• SOURCE EXCERPT
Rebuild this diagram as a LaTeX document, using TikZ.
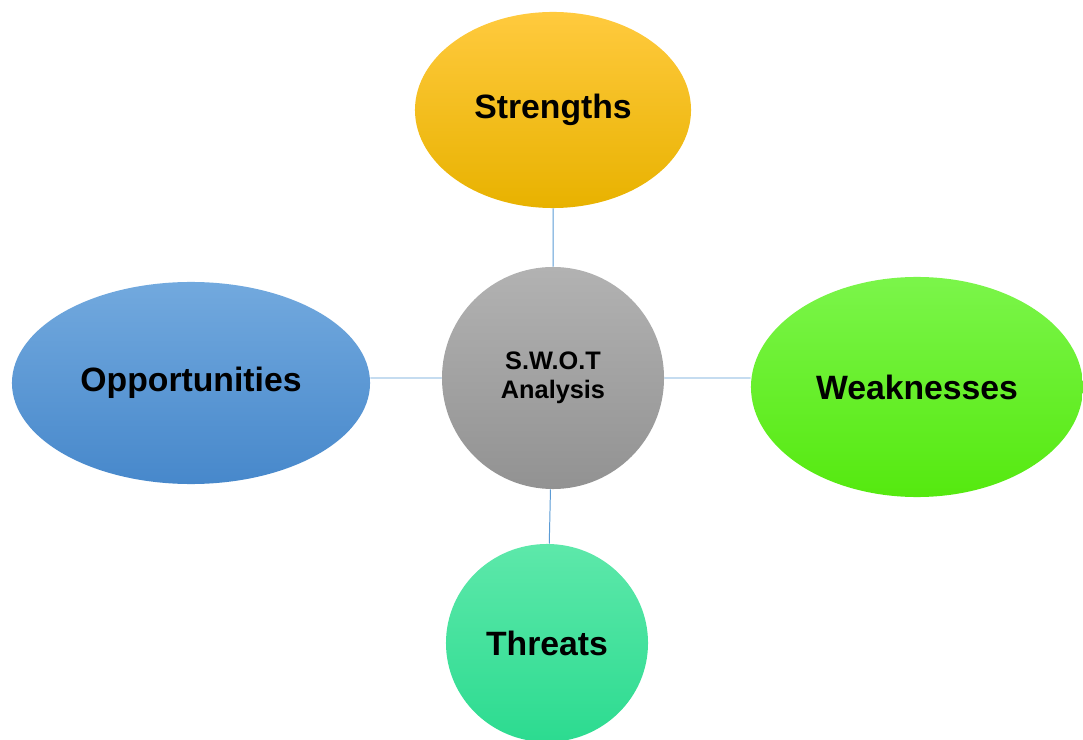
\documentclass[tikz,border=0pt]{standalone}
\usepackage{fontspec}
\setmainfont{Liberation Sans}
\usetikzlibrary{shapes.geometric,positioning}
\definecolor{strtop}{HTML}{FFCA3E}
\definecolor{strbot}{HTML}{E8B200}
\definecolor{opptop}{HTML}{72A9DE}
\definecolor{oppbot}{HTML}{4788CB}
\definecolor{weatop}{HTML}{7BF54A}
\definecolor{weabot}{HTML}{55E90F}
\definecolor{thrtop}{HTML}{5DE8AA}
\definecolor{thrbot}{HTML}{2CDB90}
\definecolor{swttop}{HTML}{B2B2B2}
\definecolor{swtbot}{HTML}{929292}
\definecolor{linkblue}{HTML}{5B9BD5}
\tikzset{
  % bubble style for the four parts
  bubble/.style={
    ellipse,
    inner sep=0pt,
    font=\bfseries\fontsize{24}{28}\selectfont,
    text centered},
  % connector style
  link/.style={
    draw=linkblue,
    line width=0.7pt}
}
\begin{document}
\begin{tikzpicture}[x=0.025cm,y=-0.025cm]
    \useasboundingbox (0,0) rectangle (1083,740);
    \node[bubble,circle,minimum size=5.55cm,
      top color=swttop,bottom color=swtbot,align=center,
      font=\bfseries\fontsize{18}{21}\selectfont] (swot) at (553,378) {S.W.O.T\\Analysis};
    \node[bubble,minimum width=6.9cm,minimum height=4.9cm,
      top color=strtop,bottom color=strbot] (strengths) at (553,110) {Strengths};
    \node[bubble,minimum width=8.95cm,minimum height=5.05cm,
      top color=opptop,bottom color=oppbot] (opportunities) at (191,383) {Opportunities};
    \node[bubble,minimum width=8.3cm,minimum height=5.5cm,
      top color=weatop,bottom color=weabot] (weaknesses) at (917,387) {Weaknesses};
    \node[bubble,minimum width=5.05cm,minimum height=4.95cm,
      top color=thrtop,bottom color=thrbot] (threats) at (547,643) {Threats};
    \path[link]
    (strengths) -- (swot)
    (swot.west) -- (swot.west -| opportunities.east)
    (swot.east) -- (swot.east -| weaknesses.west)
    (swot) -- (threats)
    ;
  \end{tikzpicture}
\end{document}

• TASK PROMPT
Exclude the images and reproduce the remaining data exactly.

• TASK OUTPUT
Rebuild this diagram as a LaTeX document, using TikZ.
\documentclass[tikz,border=0pt]{standalone}
\usepackage{fontspec}
\setmainfont{Liberation Sans}
\usetikzlibrary{shapes.geometric,positioning}
\definecolor{strtop}{HTML}{FFCA3E}
\definecolor{strbot}{HTML}{E8B200}
\definecolor{opptop}{HTML}{72A9DE}
\definecolor{oppbot}{HTML}{4788CB}
\definecolor{weatop}{HTML}{7BF54A}
\definecolor{weabot}{HTML}{55E90F}
\definecolor{thrtop}{HTML}{5DE8AA}
\definecolor{thrbot}{HTML}{2CDB90}
\definecolor{swttop}{HTML}{B2B2B2}
\definecolor{swtbot}{HTML}{929292}
\definecolor{linkblue}{HTML}{5B9BD5}
\tikzset{
  % bubble style for the four parts
  bubble/.style={
    ellipse,
    inner sep=0pt,
    font=\bfseries\fontsize{24}{28}\selectfont,
    text centered},
  % connector style
  link/.style={
    draw=linkblue,
    line width=0.7pt}
}
\begin{document}
\begin{tikzpicture}[x=0.025cm,y=-0.025cm]
    \useasboundingbox (0,0) rectangle (1083,740);
    \node[bubble,circle,minimum size=5.55cm,
      top color=swttop,bottom color=swtbot,align=center,
      font=\bfseries\fontsize{18}{21}\selectfont] (swot) at (553,378) {S.W.O.T\\Analysis};
    \node[bubble,minimum width=6.9cm,minimum height=4.9cm,
      top color=strtop,bottom color=strbot] (strengths) at (553,110) {Strengths};
    \node[bubble,minimum width=8.95cm,minimum height=5.05cm,
      top color=opptop,bottom color=oppbot] (opportunities) at (191,383) {Opportunities};
    \node[bubble,minimum width=8.3cm,minimum height=5.5cm,
      top color=weatop,bottom color=weabot] (weaknesses) at (917,387) {Weaknesses};
    \node[bubble,minimum width=5.05cm,minimum height=4.95cm,
      top color=thrtop,bottom color=thrbot] (threats) at (547,643) {Threats};
    \path[link]
    (strengths) -- (swot)
    (swot.west) -- (swot.west -| opportunities.east)
    (swot.east) -- (swot.east -| weaknesses.west)
    (swot) -- (threats)
    ;
  \end{tikzpicture}
\end{document}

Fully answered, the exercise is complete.